Inspired by the nuns' inadvertent reverse-psychology, I decided to bring my Super Soaker 50 to class on the last day, laying down a field of suppressive squirt gun fire upon unsuspecting classmates.
Would that the Defense Intelligence Agency have learned from my experience in Catholic school.
Last night, I received a few Tweets recommending a salacious new book, Operation Dark Heart, written by former Defense Intelligence Agency officer Anthony A. Shaffer.
What makes it so scandalous? Well, consider the fact that DIA officials identified over 200 breaches of security in the manuscript, even after the US Army had allegedly signed off on the book in January on the grounds that it had "no objection on legal or operational security grounds", according to the New York Times.
The DIA has scrambled to purchase 10,000 copies of the book in order to prevent them from hitting the open market. Yet, in the frenzy to snatch up the books before they hit the public, they've inadvertently given it a positive review from the New York Times—a boon to any publisher.

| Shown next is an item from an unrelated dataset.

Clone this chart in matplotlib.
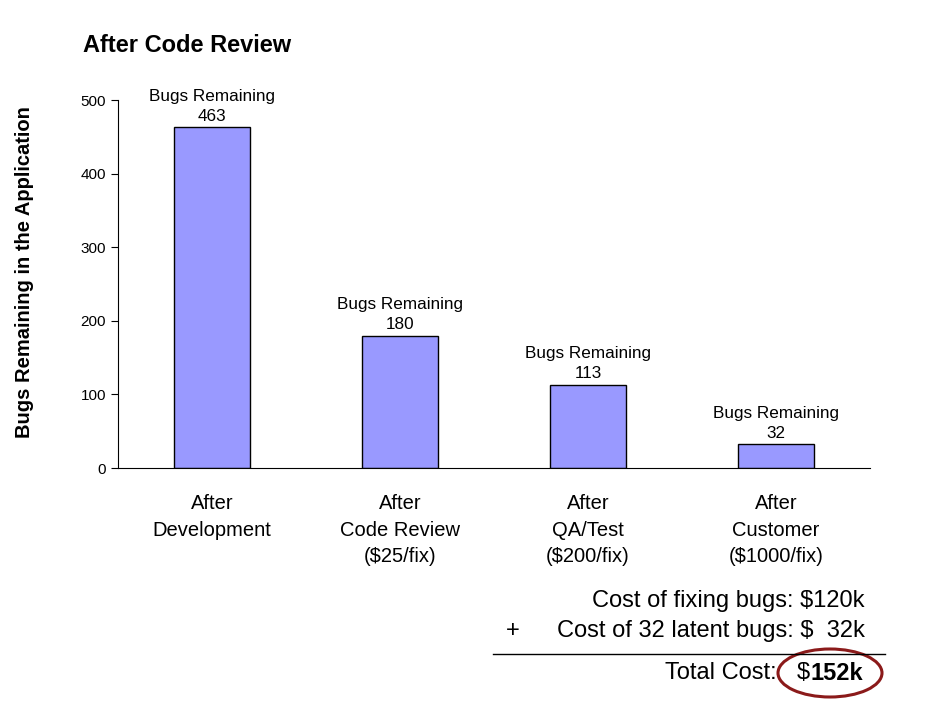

Even before the Able Danger imbroglio, Colonel Shaffer admits in his book, he was seen by some at D.I.A. as a risk-taking troublemaker. He describes participating in a midday raid on a telephone facility in Kabul to download the names and numbers of all the cellphone users in the country and proposing an intelligence operation to cross into Pakistan and spy on a Taliban headquarters.
In much of the book, he portrays himself as a brash officer who sometimes ran into resistance from timid superiors.
"A lot of folks at D.I.A. felt that Tony Shaffer thought he could do whatever the hell he wanted," Mr. Shaffer writes about himself. "They never understood that I was doing things that were so secret that only a few knew about them."
The book includes some details that typically might be excised during a required security review, including the names of C.I.A. and N.S.A. officers in Afghanistan, casual references to "N.S.A.'s voice surveillance system," and American spying forays into Pakistan.Damn, this guy sounds like Daniel Craig's James Bond.
I doubt the DIA's efforts will be successful. They've piqued the public's curiosity, and electronic copies of the book could easily make their way onto the Internet. After all, after word of the infamous "Rolling Stan" article leaked to the press, it was distributed over the Internet, resulting in Gen. McChrystal dismissal days before the issue even hit the newsstands.